→ Exercise goal
Carry none of the pictures over; write out the complete data exactly.

→ Provided data
______________________________

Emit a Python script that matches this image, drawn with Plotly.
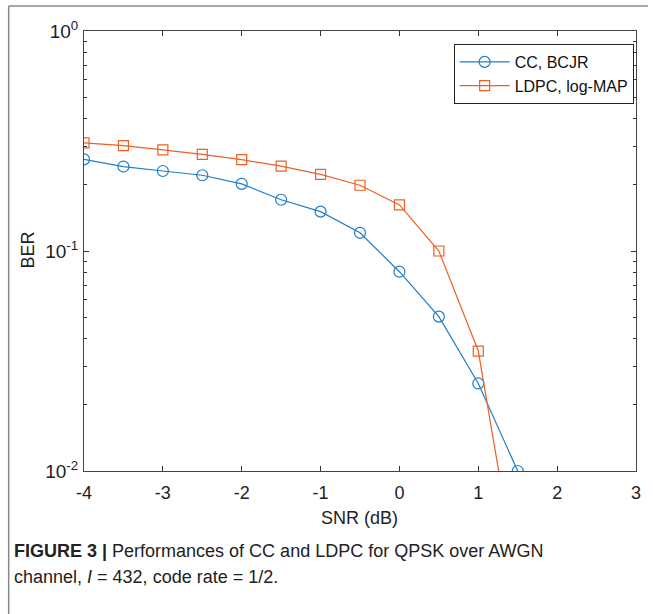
import plotly.graph_objects as go

snr = [-4, -3.5, -3, -2.5, -2, -1.5, -1, -0.5, 0, 0.5, 1, 1.5]
ber_cc = [0.261, 0.242, 0.231, 0.221, 0.202, 0.171, 0.151, 0.121, 0.0805, 0.0503, 0.025, 0.01]
ber_ldpc = [0.31, 0.301, 0.288, 0.275, 0.26, 0.243, 0.223, 0.199, 0.162, 0.1, 0.0351, 0.0031]

x_ticks = [-4, -3, -2, -1, 0, 1, 2, 3]
y_ticks = [0.01, 0.1, 1]
y_ticktext = ["10<sup>-2</sup>", "10<sup>-1</sup>", "10<sup>0</sup>"]
y_minor = [m * d for d in (0.01, 0.1) for m in range(2, 10)]

BLUE = "#1E7EC8"
ORANGE = "#EE5F24"
FONT = "Liberation Sans, Arial, sans-serif"

fig = go.Figure()
fig.add_trace(go.Scatter(
    x=snr, y=ber_cc, mode="lines+markers", name="CC, BCJR",
    line=dict(color=BLUE, width=1.2),
    marker=dict(symbol="circle-open", size=11, color=BLUE, line=dict(width=1.2)),
    cliponaxis=True,
))
fig.add_trace(go.Scatter(
    x=snr, y=ber_ldpc, mode="lines+markers", name="LDPC, log-MAP",
    line=dict(color=ORANGE, width=1.2),
    marker=dict(symbol="square-open", size=10, color=ORANGE, line=dict(width=1.2)),
    cliponaxis=True,
))

W, H = 653, 614
L, R, T, B = 84, 12, 31, 143
pw, ph = W - L - R, H - T - B

def px(x):
    return (x - L) / pw

def py(y):
    return (H - B - y) / ph

fig.update_layout(
    width=W, height=H,
    margin=dict(l=L, r=R, t=T, b=B, pad=0),
    paper_bgcolor="white", plot_bgcolor="white",
    font=dict(family=FONT, size=17, color="#222"),
    showlegend=True,
    legend=dict(
        x=px(457), y=py(44), xanchor="left", yanchor="top",
        bgcolor="white", bordercolor="#222", borderwidth=1,
        font=dict(family=FONT, size=16, color="#111"),
        itemwidth=50, tracegroupgap=0,
    ),
)
fig.update_xaxes(
    range=[-4, 3], tickvals=x_ticks, ticktext=[str(v) for v in x_ticks],
    ticks="inside", ticklen=5, tickcolor="#333", tickwidth=1,
    showline=True, linecolor="#444", linewidth=1, mirror="ticks",
    showgrid=False, zeroline=False, ticklabelstandoff=5,
    tickfont=dict(family=FONT, size=18, color="#222"),
)
fig.update_yaxes(
    type="log", range=[-2, 0], tickvals=y_ticks, ticktext=y_ticktext,
    ticks="inside", ticklen=5, tickcolor="#333", tickwidth=1,
    minor=dict(tickvals=y_minor, ticks="inside", ticklen=3, tickcolor="#333", showgrid=False),
    showline=True, linecolor="#444", linewidth=1, mirror="ticks",
    showgrid=False, zeroline=False, ticklabelstandoff=1,
    tickfont=dict(family=FONT, size=19, color="#222"),
)

# axis titles
fig.add_annotation(text="SNR (dB)", xref="paper", yref="paper", x=px(362), y=py(518),
                   showarrow=False, font=dict(family=FONT, size=18, color="#222"),
                   xanchor="center", yanchor="middle")
fig.add_annotation(text="BER", xref="paper", yref="paper", x=px(27), y=py(250),
                   showarrow=False, textangle=-90, font=dict(family=FONT, size=18, color="#222"),
                   xanchor="center", yanchor="middle")

# caption
fig.add_annotation(text="<b>FIGURE 3 |</b> Performances of CC and LDPC for QPSK over AWGN",
                   xref="paper", yref="paper", x=px(11), y=py(551),
                   showarrow=False, xanchor="left", yanchor="middle",
                   font=dict(family=FONT, size=18, color="#222"))
fig.add_annotation(text="channel, <i>I</i> = 432, code rate = 1/2.",
                   xref="paper", yref="paper", x=px(11), y=py(577),
                   showarrow=False, xanchor="left", yanchor="middle",
                   font=dict(family=FONT, size=18, color="#222"))

# frame lines (top and left)
fig.add_shape(type="line", xref="paper", yref="paper", x0=px(8), x1=px(653), y0=py(6), y1=py(6),
              line=dict(color="#888", width=1.5))
fig.add_shape(type="line", xref="paper", yref="paper", x0=px(8), x1=px(8), y0=py(6), y1=py(614),
              line=dict(color="#888", width=1.5))

fig.write_html("out.html")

______________________________

→ Exercise result
Emit a Python script that matches this image, drawn with Plotly.
import plotly.graph_objects as go

snr = [-4, -3.5, -3, -2.5, -2, -1.5, -1, -0.5, 0, 0.5, 1, 1.5]
ber_cc = [0.261, 0.242, 0.231, 0.221, 0.202, 0.171, 0.151, 0.121, 0.0805, 0.0503, 0.025, 0.01]
ber_ldpc = [0.31, 0.301, 0.288, 0.275, 0.26, 0.243, 0.223, 0.199, 0.162, 0.1, 0.0351, 0.0031]

x_ticks = [-4, -3, -2, -1, 0, 1, 2, 3]
y_ticks = [0.01, 0.1, 1]
y_ticktext = ["10<sup>-2</sup>", "10<sup>-1</sup>", "10<sup>0</sup>"]
y_minor = [m * d for d in (0.01, 0.1) for m in range(2, 10)]

BLUE = "#1E7EC8"
ORANGE = "#EE5F24"
FONT = "Liberation Sans, Arial, sans-serif"

fig = go.Figure()
fig.add_trace(go.Scatter(
    x=snr, y=ber_cc, mode="lines+markers", name="CC, BCJR",
    line=dict(color=BLUE, width=1.2),
    marker=dict(symbol="circle-open", size=11, color=BLUE, line=dict(width=1.2)),
    cliponaxis=True,
))
fig.add_trace(go.Scatter(
    x=snr, y=ber_ldpc, mode="lines+markers", name="LDPC, log-MAP",
    line=dict(color=ORANGE, width=1.2),
    marker=dict(symbol="square-open", size=10, color=ORANGE, line=dict(width=1.2)),
    cliponaxis=True,
))

W, H = 653, 614
L, R, T, B = 84, 12, 31, 143
pw, ph = W - L - R, H - T - B

def px(x):
    return (x - L) / pw

def py(y):
    return (H - B - y) / ph

fig.update_layout(
    width=W, height=H,
    margin=dict(l=L, r=R, t=T, b=B, pad=0),
    paper_bgcolor="white", plot_bgcolor="white",
    font=dict(family=FONT, size=17, color="#222"),
    showlegend=True,
    legend=dict(
        x=px(457), y=py(44), xanchor="left", yanchor="top",
        bgcolor="white", bordercolor="#222", borderwidth=1,
        font=dict(family=FONT, size=16, color="#111"),
        itemwidth=50, tracegroupgap=0,
    ),
)
fig.update_xaxes(
    range=[-4, 3], tickvals=x_ticks, ticktext=[str(v) for v in x_ticks],
    ticks="inside", ticklen=5, tickcolor="#333", tickwidth=1,
    showline=True, linecolor="#444", linewidth=1, mirror="ticks",
    showgrid=False, zeroline=False, ticklabelstandoff=5,
    tickfont=dict(family=FONT, size=18, color="#222"),
)
fig.update_yaxes(
    type="log", range=[-2, 0], tickvals=y_ticks, ticktext=y_ticktext,
    ticks="inside", ticklen=5, tickcolor="#333", tickwidth=1,
    minor=dict(tickvals=y_minor, ticks="inside", ticklen=3, tickcolor="#333", showgrid=False),
    showline=True, linecolor="#444", linewidth=1, mirror="ticks",
    showgrid=False, zeroline=False, ticklabelstandoff=1,
    tickfont=dict(family=FONT, size=19, color="#222"),
)

# axis titles
fig.add_annotation(text="SNR (dB)", xref="paper", yref="paper", x=px(362), y=py(518),
                   showarrow=False, font=dict(family=FONT, size=18, color="#222"),
                   xanchor="center", yanchor="middle")
fig.add_annotation(text="BER", xref="paper", yref="paper", x=px(27), y=py(250),
                   showarrow=False, textangle=-90, font=dict(family=FONT, size=18, color="#222"),
                   xanchor="center", yanchor="middle")

# caption
fig.add_annotation(text="<b>FIGURE 3 |</b> Performances of CC and LDPC for QPSK over AWGN",
                   xref="paper", yref="paper", x=px(11), y=py(551),
                   showarrow=False, xanchor="left", yanchor="middle",
                   font=dict(family=FONT, size=18, color="#222"))
fig.add_annotation(text="channel, <i>I</i> = 432, code rate = 1/2.",
                   xref="paper", yref="paper", x=px(11), y=py(577),
                   showarrow=False, xanchor="left", yanchor="middle",
                   font=dict(family=FONT, size=18, color="#222"))

# frame lines (top and left)
fig.add_shape(type="line", xref="paper", yref="paper", x0=px(8), x1=px(653), y0=py(6), y1=py(6),
              line=dict(color="#888", width=1.5))
fig.add_shape(type="line", xref="paper", yref="paper", x0=px(8), x1=px(8), y0=py(6), y1=py(614),
              line=dict(color="#888", width=1.5))

fig.write_html("out.html")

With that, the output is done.